Behind the Curtain: A Novel
Established in 1801, Marine Barracks, Washington, D.C., is located on 8th and I Streets in southeast Washington, and is known as “the Oldest Post in the Corps.” The Home of the Commandants, one of the few Washington structures to have survived the War of 1812, stands sentry over the grounds, an entire city street block.
This is the story of one year at the Barracks in the mid-1990s. Under the command of Colonel Joshua Chamberlain Mansfield, the Barracks began to slowly change. Having served as a first lieutenant at the Barracks fifteen years earlier, he’s intent on modernizing it, by incorporating women and racial minorities into its ranks. He’s also intent on making the Barracks and the people who serve there live up to his expectations of everything the Marine Corps stands for: an in-the-flesh representation of the Marine Corps’ creed of honor, courage, and commitment, with an added emphasis on the quality of grace under pressure, with the goal of absolute perfection.

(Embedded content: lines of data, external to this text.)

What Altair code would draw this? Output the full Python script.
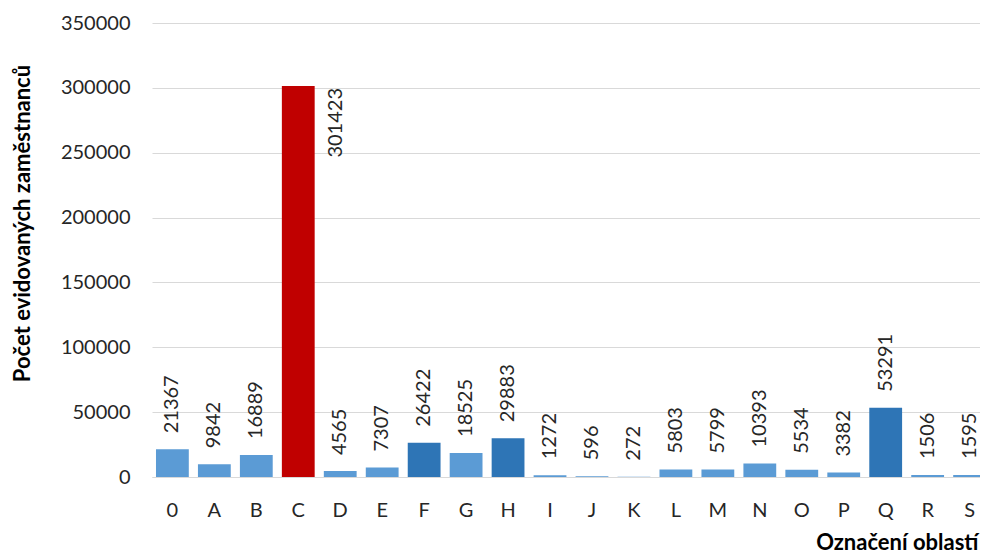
import altair as alt
import pandas as pd

categories = ["0", "A", "B", "C", "D", "E", "F", "G", "H", "I",
              "J", "K", "L", "M", "N", "O", "P", "Q", "R", "S"]
values = [21367, 9842, 16889, 301423, 4565, 7307, 26422, 18525, 29883, 1272,
          596, 272, 5803, 5799, 10393, 5534, 3382, 53291, 1506, 1595]
groups = ["light", "light", "light", "red", "light", "light", "dark", "light", "dark", "light",
          "light", "light", "light", "light", "light", "light", "light", "dark", "light", "light"]

df = pd.DataFrame({"cat": categories, "val": values, "grp": groups})

FONT = "Lato"
TXT = "#262626"

x = alt.X("cat:N", sort=categories,
          scale=alt.Scale(paddingInner=0.218, paddingOuter=0.095, range=[0, 838]),
          axis=alt.Axis(title="Označení oblastí", labelAngle=0, ticks=False,
                        labelPadding=23, domainColor="#D9D9D9",
                        titleAnchor="end", titleAlign="right", titleX=826, titleY=72,
                        titleBaseline="alphabetic"))
y = alt.Y("val:Q", scale=alt.Scale(domain=[0, 350000], nice=False),
          axis=alt.Axis(title="Počet evidovaných zaměstnanců", values=list(range(0, 350001, 50000)),
                        format="d", domain=False, ticks=False, labelPadding=22,
                        gridColor="#D9D9D9", titleX=-130, titleY=200, titleAngle=-90,
                        titleAlign="center", titleBaseline="middle"))

bars = alt.Chart(df).mark_bar().encode(
    x=x, y=y,
    color=alt.Color("grp:N", scale=alt.Scale(domain=["light", "dark", "red"],
                                             range=["#5B9BD5", "#2E75B6", "#C00000"]),
                    legend=None),
)

labels = alt.Chart(df).transform_filter("datum.cat != 'C'").mark_text(
    angle=270, align="left", baseline="middle", dx=16, font=FONT, fontSize=20, color=TXT
).encode(x=alt.X("cat:N", sort=categories), y="val:Q", text="val:Q")

label_c = alt.Chart(df).transform_filter("datum.cat == 'C'").mark_text(
    angle=270, align="right", baseline="middle", dx=-2, dy=38, font=FONT, fontSize=20, color=TXT
).encode(x=alt.X("cat:N", sort=categories), y="val:Q", text="val:Q")

chart = alt.layer(bars, labels, label_c).properties(
    width=828, height=454,
    autosize="none",
    padding={"left": 144, "top": 15, "right": 0, "bottom": 78},
).configure_view(stroke=None).configure_axis(
    labelFont=FONT, labelFontSize=20, labelColor=TXT,
    titleFont=FONT, titleFontSize=22, titleFontWeight="bold", titleColor="#000000",
)

chart.save("out.html", embed_options={"renderer": "svg", "actions": False})
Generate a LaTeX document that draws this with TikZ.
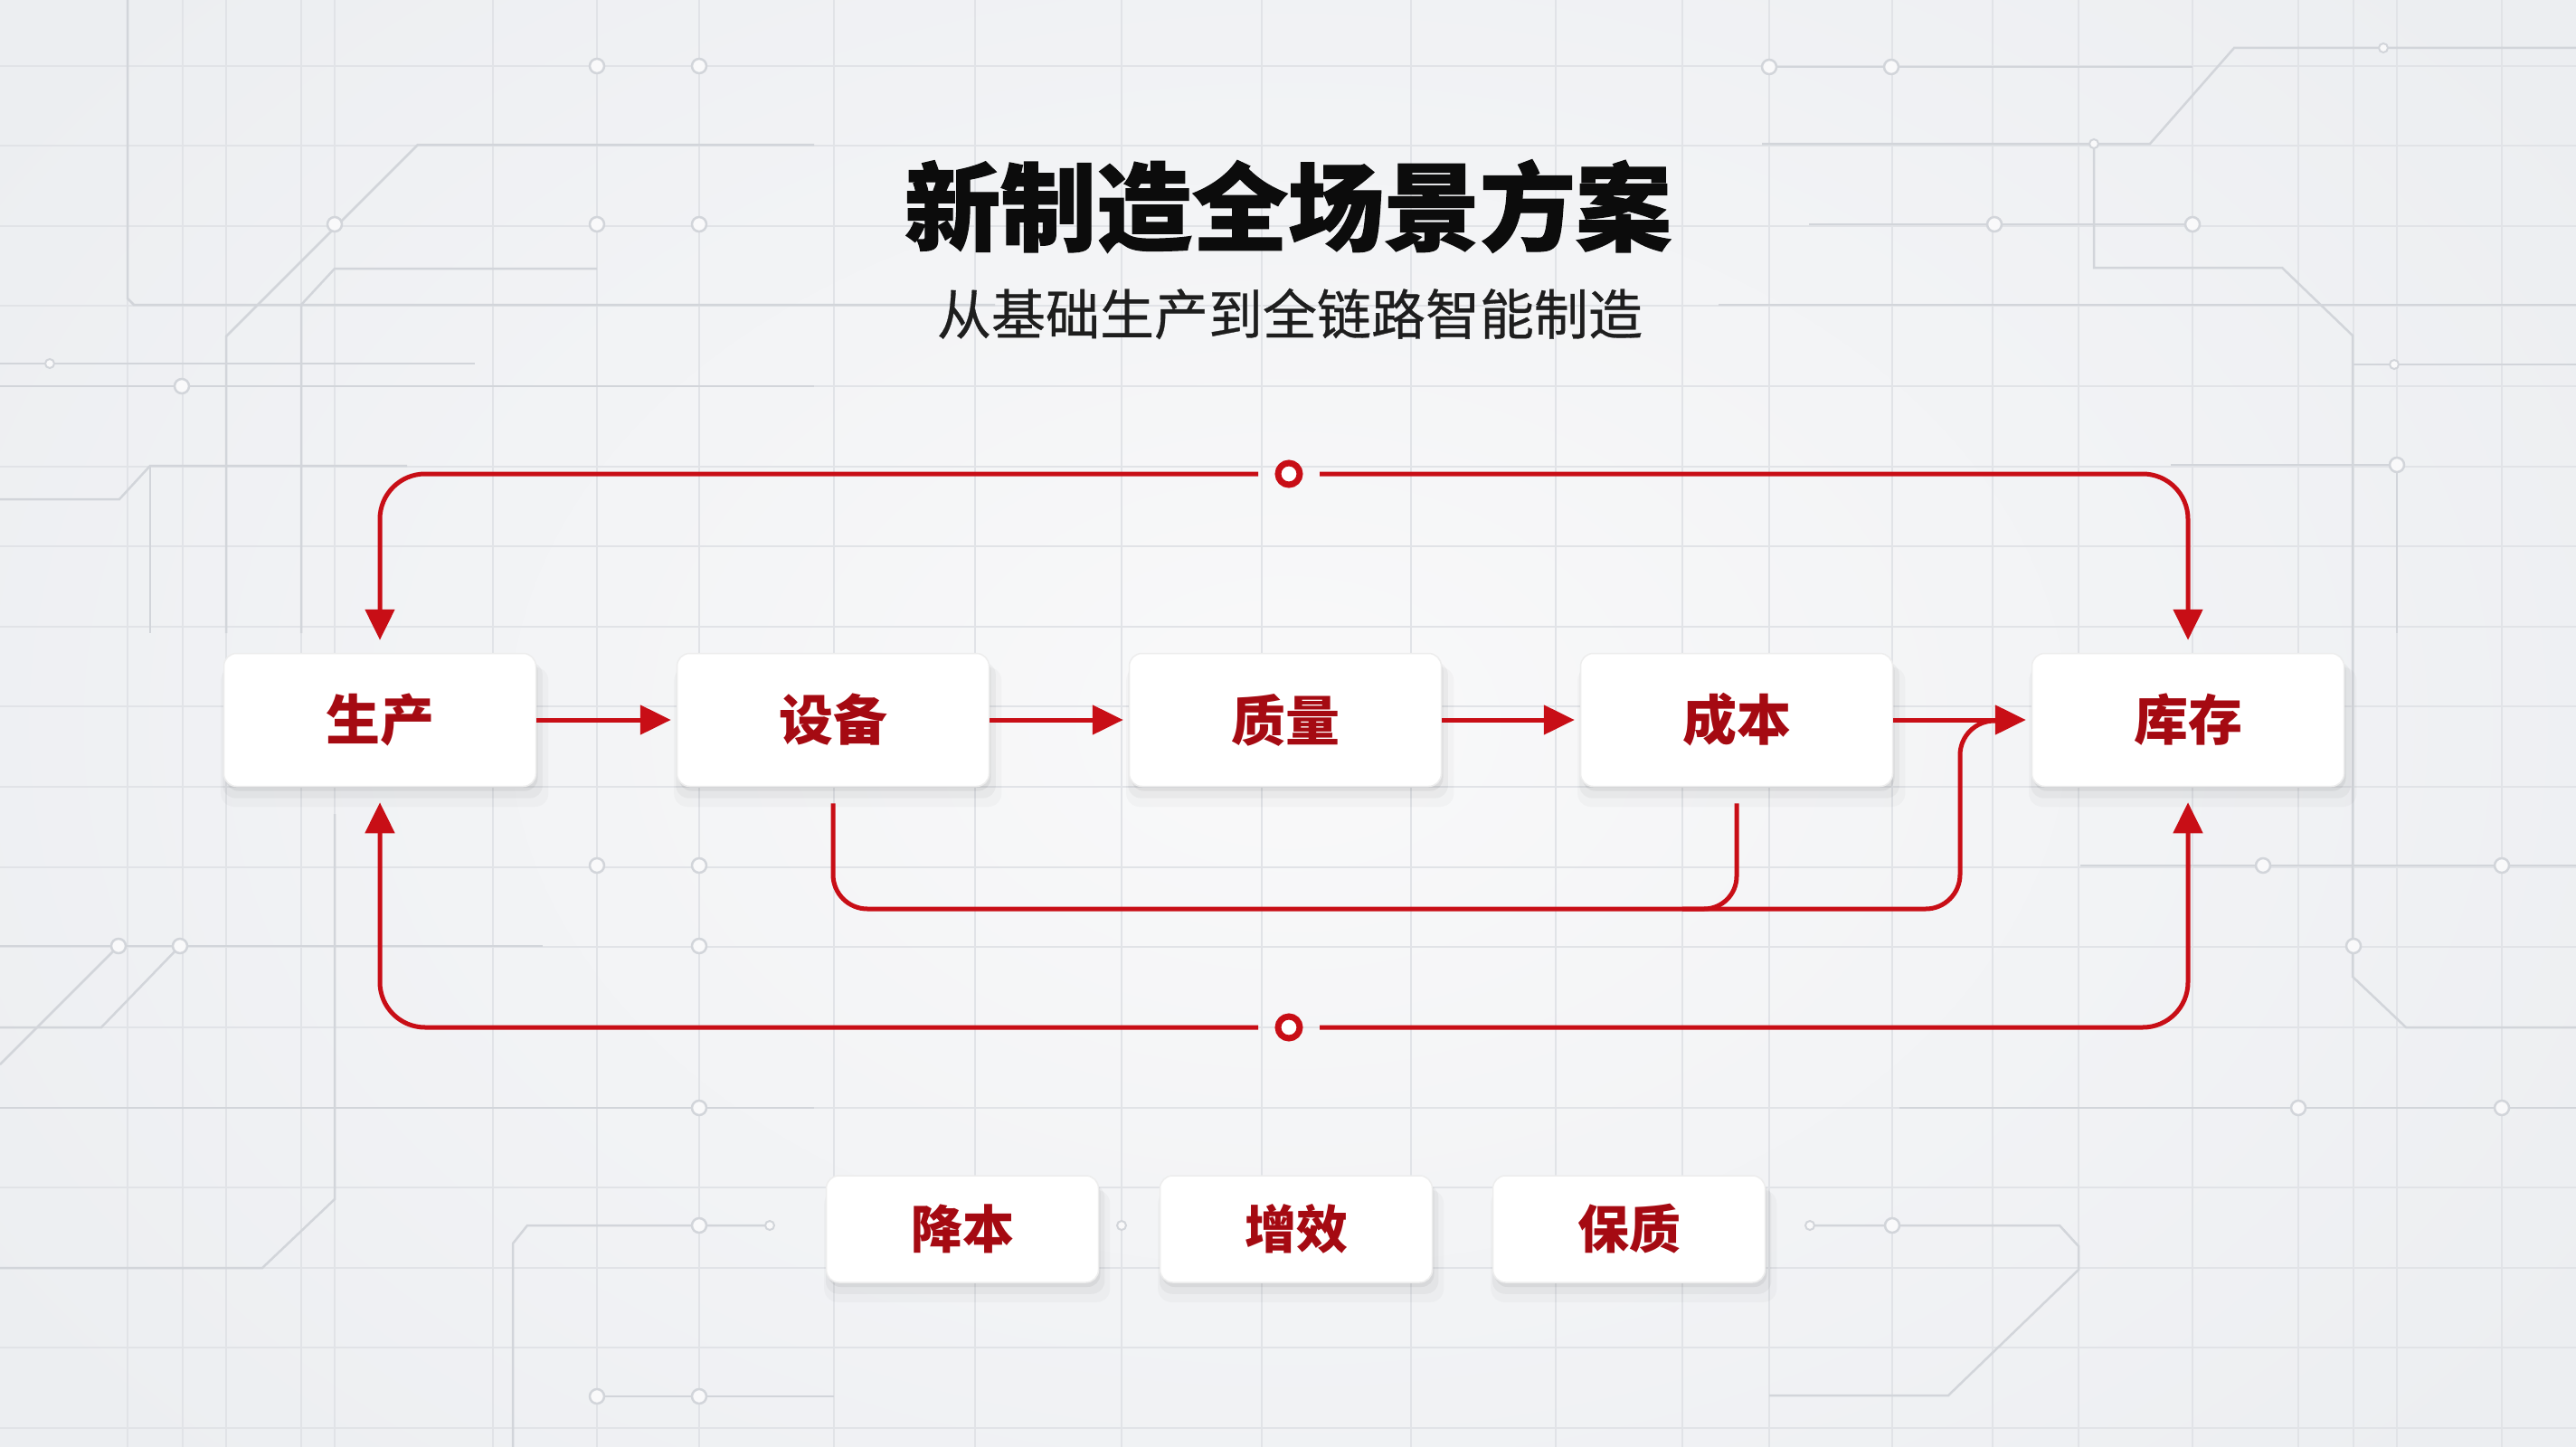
\documentclass[tikz,border=0pt]{standalone}
\usepackage{fontspec}
\setmainfont{Noto Sans CJK SC}
\usetikzlibrary{arrows.meta,shadows,calc}
\definecolor{bgc}{RGB}{236,238,241}
\definecolor{bgl}{RGB}{249,249,250}
\definecolor{gridc}{RGB}{225,227,231}
\definecolor{tracec}{RGB}{210,213,218}
\definecolor{flowred}{RGB}{200,14,22}
\definecolor{txtred}{RGB}{165,10,18}
\definecolor{titlec}{RGB}{12,12,12}
\definecolor{subc}{RGB}{30,30,30}
\begin{document}
\begin{tikzpicture}[x=1pt,y=-1pt,
  box/.style={rounded corners=14pt, fill=white, draw=black!7, line width=1.5pt, inner sep=0pt,
     text=txtred,
     general shadow={fill=black, opacity=0.025, shadow yshift=-18pt, shadow xshift=5pt, shadow scale=1.05},
     general shadow={fill=black, opacity=0.035, shadow yshift=-11pt, shadow xshift=3pt, shadow scale=1.025},
     general shadow={fill=black, opacity=0.05, shadow yshift=-5pt, shadow xshift=2pt}},
  bigbox/.style={box, minimum width=345pt, minimum height=147pt, font=\bfseries\fontsize{60}{60}\selectfont},
  smallbox/.style={box, minimum width=301pt, minimum height=118pt, font=\bfseries\fontsize{57}{57}\selectfont},
  flow/.style={draw=flowred, line width=5pt, -{Triangle[length=34pt,width=32pt]}},
  link/.style={draw=flowred, line width=5pt},
  ring/.style={circle, draw=flowred, line width=7pt, fill=white, minimum size=24pt, inner sep=0pt, outer sep=22pt},
  gridline/.style={draw=gridc, line width=1.5pt},
  trace/.style={draw=tracec, line width=2.5pt},
  pin/.style={circle, draw=tracec, line width=2.5pt, fill=bgl, minimum size=16pt, inner sep=0pt},
  dot/.style={circle, draw=tracec, line width=2pt, fill=bgl, minimum size=10pt, inner sep=0pt},
]
% background
\useasboundingbox (0,0) rectangle (2848,1600);
\fill[bgc] (0,0) rectangle (2848,1600);
\shade[inner color=bgl, outer color=bgc] (-300,-400) rectangle (3148,2000);

% faint grid
\foreach \yy in {73,161,250,338,427,516,604,693,781,870,959,1047,1136,1225,1313,1402,1490,1579}
  \draw[gridline] (0,\yy) -- (2848,\yy);
\foreach \xx in {141,202,250,333,370,545,660,773,922,1078,1240,1395,1560,1720,1860,1956,2092,2203,2298,2424,2541,2602,2650,2766}
  \draw[gridline] (\xx,0) -- (\xx,1600);

% circuit traces - left
\draw[trace] (141,0) -- (141,330) -- (148,337) -- (1100,337);
\draw[trace] (900,160) -- (462,160) -- (250,372) -- (250,700);
\draw[trace] (660,297) -- (370,297) -- (333,337) -- (333,700);
\draw[trace] (0,402) -- (525,402);
\draw[trace] (0,427) -- (900,427);
\draw[trace] (0,552) -- (132,552) -- (166,515) -- (450,515);
\draw[trace] (166,515) -- (166,700);
\draw[trace] (0,1177) -- (131,1046);
\draw[trace] (0,1136) -- (112,1136) -- (199,1046);
\draw[trace] (0,1046) -- (600,1046);
\draw[trace] (370,900) -- (370,1326) -- (290,1402) -- (0,1402);
\draw[trace] (851,1355) -- (583,1355) -- (567,1375) -- (567,1600);
\draw[trace] (660,1544) -- (922,1544);
\draw[trace] (0,1225) -- (900,1225);
% circuit traces - right
\draw[trace] (2848,53) -- (2470,53) -- (2377,159) -- (1948,159);
\draw[trace] (2315,159) -- (2315,296) -- (2523,296) -- (2601,371) -- (2601,1080) -- (2660,1136) -- (2848,1136);
\draw[trace] (2601,403) -- (2848,403);
\draw[trace] (2400,514) -- (2650,514) -- (2650,700);
\draw[trace] (1948,74) -- (2424,74);
\draw[trace] (2000,248) -- (2424,248);
\draw[trace] (2001,1355) -- (2277,1355) -- (2298,1378) -- (2298,1404) -- (2154,1543) -- (1956,1543);
\draw[trace] (2300,957) -- (2848,957);
\draw[trace] (2100,1225) -- (2848,1225);
\draw[trace] (1900,337) -- (2848,337);
% pins
\foreach \px/\py in {660/73,773/73,370/248,660/248,773/248,201/427,773/1046,773/957,660/957,131/1046,199/1046,773/1225,773/1355,660/1544,773/1544,1956/74,2091/74,2205/248,2424/248,2650/514,2092/1355,2502/957,2766/957,2541/1225,2766/1225,2602/1046}
  \node[pin] at (\px,\py) {};
\foreach \px/\py in {55/402,851/1355,2635/53,2315/159,2647/403,2001/1355,1078/1355,1240/1355}
  \node[dot] at (\px,\py) {};

% title
\node[text=titlec, font=\bfseries\fontsize{106}{110}\selectfont\addfontfeature{FakeBold=1.2}] (title) at (1424,228) {新制造全场景方案};
\node[text=subc, font=\fontsize{60}{66}\selectfont\addfontfeature{FakeBold=0.5}] (subtitle) at (1426,347) {从基础生产到全链路智能制造};

% main nodes
\node[bigbox] (p1) at (420,796) {生产};
\node[bigbox] (p2) at (921,796) {设备};
\node[bigbox] (p3) at (1421,796) {质量};
\node[bigbox] (p4) at (1920,796) {成本};
\node[bigbox] (p5) at (2419,796) {库存};

% rings
\node[ring] (rt) at (1425,524) {};
\node[ring] (rb) at (1425,1136) {};

% loops
\draw[flow, rounded corners=50pt, shorten >=14pt] (rt.west) -| (p1.north);
\draw[flow, rounded corners=50pt, shorten >=14pt] (rt.east) -| (p5.north);
\draw[flow, rounded corners=50pt, shorten >=17pt] (rb.west) -| (p1.south);
\draw[flow, rounded corners=50pt, shorten >=17pt] (rb.east) -| (p5.south);

% bus from 设备 and 成本 into 库存
\coordinate (m1) at (2167,1005);
\coordinate (m2) at (2215,797);
\coordinate (j1) at (1860,1005);
\draw[link, rounded corners=38pt] ([yshift=-18pt]p2.south) |- (m1) |- (m2);
\draw[link, rounded corners=36pt] ([yshift=-18pt]p4.south) |- (j1);

% chain arrows
\draw[flow, shorten >=6pt] (p1) -- (p2);
\draw[flow, shorten >=6pt] (p2) -- (p3);
\draw[flow, shorten >=6pt] (p3) -- (p4);
\draw[flow, shorten >=6pt] (p4) -- (p5);

% bottom nodes
\node[smallbox] (q1) at (1064,1359) {降本};
\node[smallbox] (q2) at (1433,1359) {增效};
\node[smallbox] (q3) at (1801,1359) {保质};
\end{tikzpicture}
\end{document}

Over the last sixty years, the Barracks has evolved to become the ceremonial command of the Marine Corp and is the home of the U.S. Marine Corps Band, the Drum and Bugle Corps, and the Silent Drill Platoon. But it’s most famous for its parades, which take place during the summer: the Friday Evening Parade at the Barracks and the Tuesday Evening Parade, historically held at the Marine Corps War Memorial in Arlington. These parades combine patriotic and popular music, along with the perfectly choreographed marching of infantry Marines and their officers, to not only create an unforgettable performance but more importantly, a lasting impression of the class and eliteness of the Marine Corp.
In this final book of the “Marine Corps trilogy” featuring Jules Walker, she, as the first female Adjutant at the Barracks, takes us “behind the curtain” of life at 8th and I.